The authorities in The Maltese Falcon are similar to the ones in “Rue Morgue” in that they suspect Spade of committing the crime despite their lack of evidence. Their suspicion of him is founded more on emotion than fact. It is only by keeping a cool head that Spade is able to unravel to mystery and come to the conclusion that the police never would. The police are ineffective at solving the crime and are only useful to take the true culprit into custody after the brilliant detective has determined her true identity and hands her over to them.
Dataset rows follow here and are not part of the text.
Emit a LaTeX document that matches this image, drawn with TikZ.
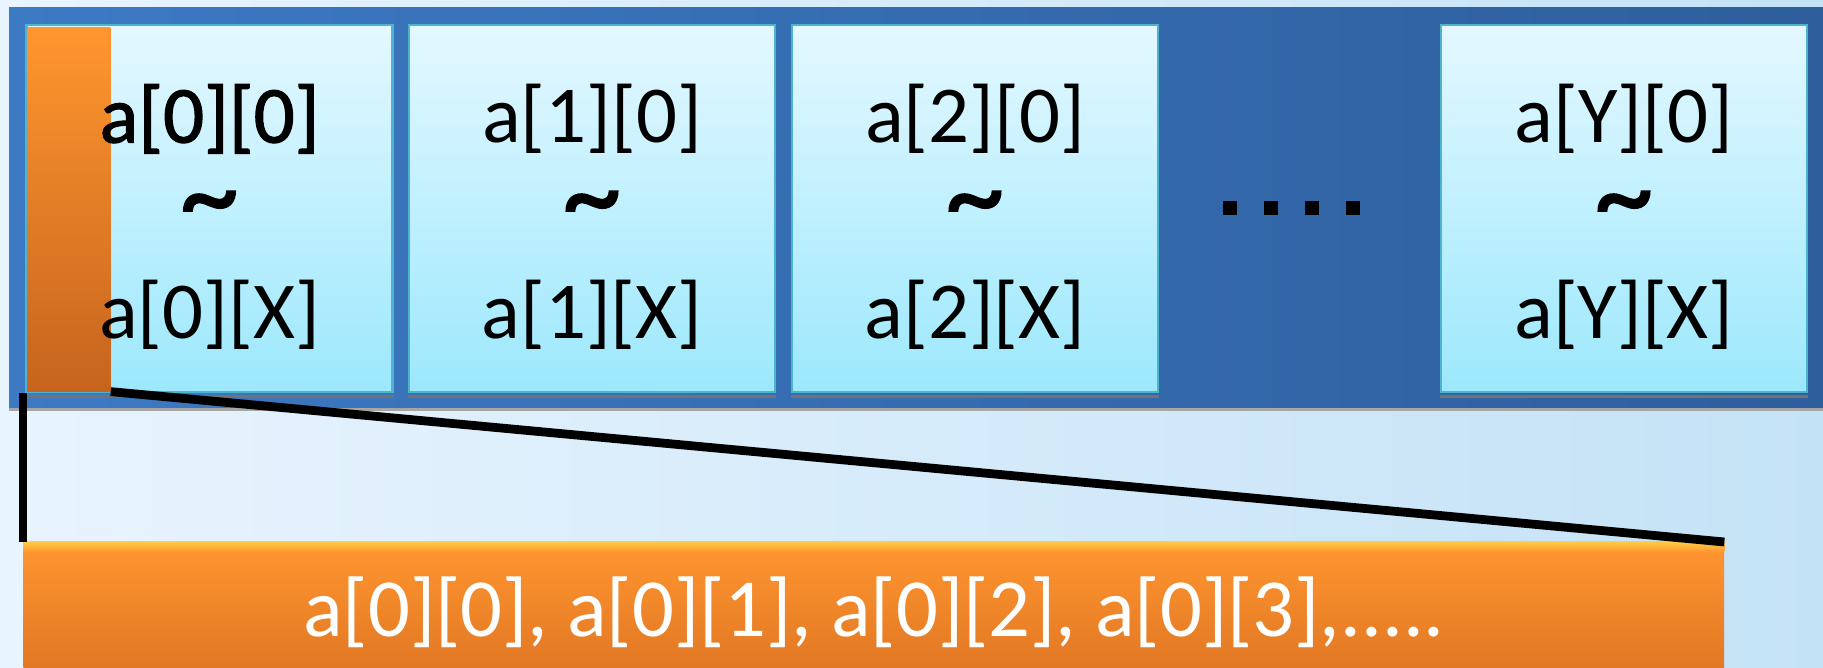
\documentclass[tikz,border=0pt]{standalone}
\usepackage{fontspec}
\setmainfont{Carlito}
\newfontfamily\thickfont{Carlito}[FakeBold=1.5]

\definecolor{bgleft}{RGB}{232,244,254}
\definecolor{bgmid}{RGB}{244,250,255}
\definecolor{bgright}{RGB}{196,226,246}
\definecolor{frameleft}{RGB}{60,122,196}
\definecolor{frameright}{RGB}{46,94,156}
\definecolor{celltop}{RGB}{228,248,255}
\definecolor{cellbot}{RGB}{156,232,252}
\definecolor{cellline}{RGB}{76,180,206}
\definecolor{striptop}{RGB}{255,150,46}
\definecolor{stripbot}{RGB}{198,100,30}
\definecolor{barmain}{RGB}{255,150,48}
\definecolor{bardark}{RGB}{222,116,34}
\definecolor{baryellow}{RGB}{255,200,70}

\tikzset{
  cell/.style={draw=cellline, line width=1.2pt, top color=celltop, bottom color=cellbot,
    minimum width=7.32cm, minimum height=7.34cm, inner sep=0pt},
  celltext/.style={align=center, inner sep=0pt, font=\fontsize{46}{46.5}\selectfont},
  rowstrip/.style={top color=striptop, bottom color=stripbot, draw=none,
    minimum width=1.66cm, minimum height=7.28cm, inner sep=0pt},
  rowbar/.style={top color=barmain, bottom color=bardark, draw=none, text=white,
    minimum width=34.02cm, minimum height=2.8cm, inner sep=0pt,
    font=\fontsize{47}{47}\selectfont},
  zoomline/.style={draw=black, line width=5pt},
}
\newcommand\wave{\raisebox{-5.4pt}[0pt][0pt]{\scalebox{1.45}{\thickfont\textasciitilde}}}

\begin{document}
\begin{tikzpicture}[x=0.02cm,y=-0.02cm]
  \useasboundingbox (0,0) rectangle (1823,668);

  % background and the outer (blue) array
  \shade[left color=bgleft, middle color=bgmid, right color=bgright] (0,0) rectangle (1823,668);
  \shade[left color=frameleft, right color=frameright] (9,8) rectangle (1823,408);
  \draw[gray!70, line width=0.06cm] (9,410) -- (1823,410);

  % one cell per row a[i]
  \foreach \x/\i in {209.5/0, 592/1, 975/2, 1624/3} {
    \node[cell] (c\i) at (\x,208.5) {};
    \draw[black!55, line width=0.06cm] ([yshift=-0.06cm]c\i.south west) -- ([yshift=-0.06cm]c\i.south east);
  }

  % first element of row 0
  \node[rowstrip, anchor=north west] (strip) at (27,27) {};

  % labels (on top of the strip)
  \node[celltext] (l0) at ([yshift=-0.17cm]c0.center)
    {\thickfont a[0][0]\\\wave\\[18.7pt]a[0][X]};
  \foreach \i/\n in {1/1, 2/2, 3/Y} {
    \node[celltext] (l\i) at ([yshift=-0.17cm]c\i.center)
      {a[\n][0]\\\wave\\[18.7pt]a[\n][X]};
  }

  % dots between a[2] and a[Y]
  \foreach \d in {0,...,3} {
    \fill[black] (1223+41*\d,201) rectangle ++(14,14);
  }

  % row 0 laid out in memory
  \node[rowbar, anchor=north west] (row) at (23,542)
    {a[0][0], a[0][1], a[0][2], a[0][3],.....};
  \shade[top color=baryellow, bottom color=barmain] (row.north west) rectangle ([yshift=-0.2cm]row.north east);

  % zoom lines
  \draw[zoomline] (row.north west |- c0.south) -- (row.north west);
  \draw[zoomline] (strip.south east) -- (row.north east);

\end{tikzpicture}
\end{document}
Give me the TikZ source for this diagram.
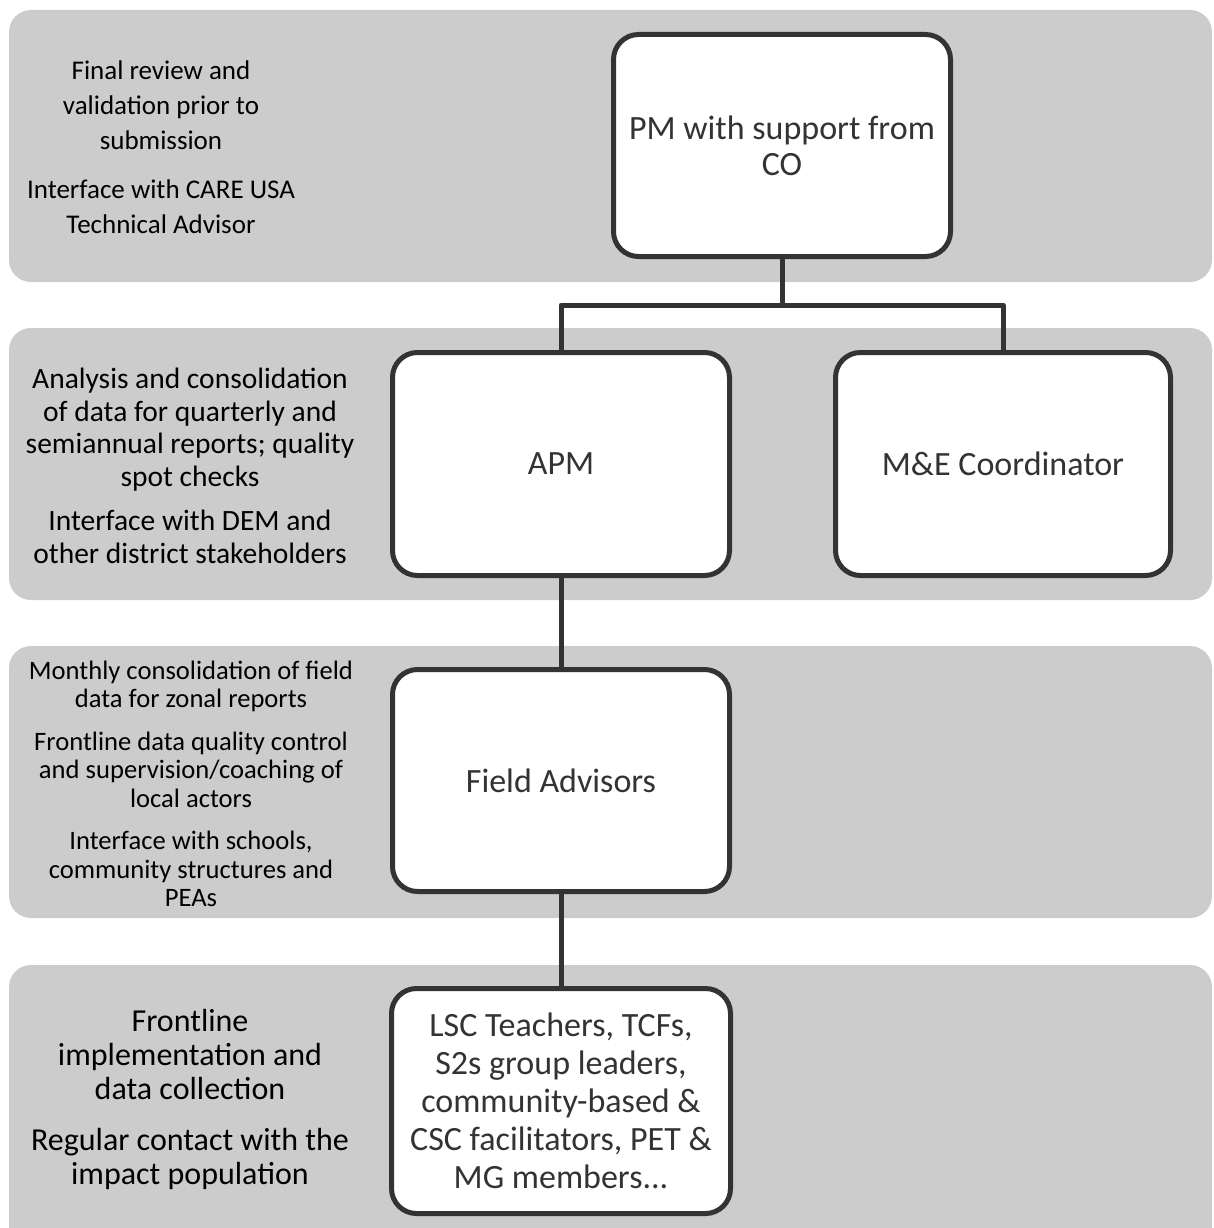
\documentclass[tikz,border=0pt]{standalone}
\usepackage{fontspec}
\setmainfont{Carlito}
\definecolor{bandgray}{HTML}{CCCCCC}
\definecolor{linegray}{HTML}{333333}
\begin{document}
\begin{tikzpicture}[x=1pt,y=-1pt,
  band/.style={fill=bandgray,draw=none,rounded corners=22pt},
  rolebox/.style={draw=linegray,line width=5pt,fill=white,rounded corners=25pt,
    rectangle,outer sep=0pt,align=center,text=linegray,inner sep=0pt},
  conn/.style={draw=linegray,line width=5pt},
  note/.style={align=center,text=black,inner sep=0pt}]
\clip (0,0) rectangle (1213,1228);
\fill[white] (0,0) rectangle (1213,1228);
% bands
\path[band] (9,10) rectangle (1212,282);
\path[band] (9,328) rectangle (1212,600);
\path[band] (9,646) rectangle (1212,918);
\path[band] (9,965) rectangle (1212,1260);
% boxes
\node[rolebox,minimum width=337pt,minimum height=222pt,
  font=\fontsize{34}{36}\selectfont] (pm) at (782,145.5) {PM with support from\\CO};
\node[rolebox,minimum width=337pt,minimum height=223pt,
  font=\fontsize{34}{36}\selectfont] (apm) at (561,464) {APM};
\node[rolebox,minimum width=335pt,minimum height=223pt,
  font=\fontsize{34}{36}\selectfont] (me) at (1003,464) {M\&E Coordinator};
\node[rolebox,minimum width=337pt,minimum height=222pt,
  font=\fontsize{34}{36}\selectfont] (fa) at (561,780.5) {Field Advisors};
\node[rolebox,minimum width=339pt,minimum height=225pt,
  font=\fontsize{34}{38}\selectfont] (lsc) at (561,1101)
  {LSC Teachers, TCFs,\\S2s group leaders,\\community-based \&\\CSC facilitators, PET \&\\MG members...};
% connectors
\coordinate (j) at (782,305);
\draw[conn] (pm.south) -- (j);
\draw[conn,line join=round] (j) -| (apm.north);
\draw[conn,line join=round] (j) -| (me.north);
\draw[conn] (apm.south) -- (fa.north);
\draw[conn] (fa.south) -- (lsc.north);
% notes
\node[note,font=\fontsize{27}{35}\selectfont] (n1) at (161,147)
  {Final review and\\validation prior to\\submission\\[14pt]Interface with CARE USA\\Technical Advisor};
\node[note,font=\fontsize{29.5}{32.5}\selectfont] (n2) at (190,466)
  {Analysis and consolidation\\of data for quarterly and\\semiannual reports; quality\\spot checks\\[12pt]Interface with DEM and\\other district stakeholders};
\node[note,font=\fontsize{26.6}{28.5}\selectfont] (n3) at (191,784)
  {Monthly consolidation of field\\data for zonal reports\\[14pt]Frontline data quality control\\and supervision/coaching of\\local actors\\[14pt]Interface with schools,\\community structures and\\PEAs};
\node[note,font=\fontsize{32}{34}\selectfont] (n4) at (190,1099)
  {Frontline\\implementation and\\data collection\\[17pt]Regular contact with the\\impact population};
\end{tikzpicture}
\end{document}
It is seen here as it is in other stories that the police and authority figures more often serve as a foil to the detective rather than being effective at their jobs.

    References
  • Doyle, Arthur C. The Adventures of Sherlock Holmes. Champaign, Ill: Project Gutenberg, 1990. Print.
  • Hammett, Dashiell. The Maltese Falcon. New York: Vintage Books, 1992. Print.
  • Poe, Edgar A. The Murders in the Rue Morgue and Other Stories. Köln: Könemann, 1995. Print.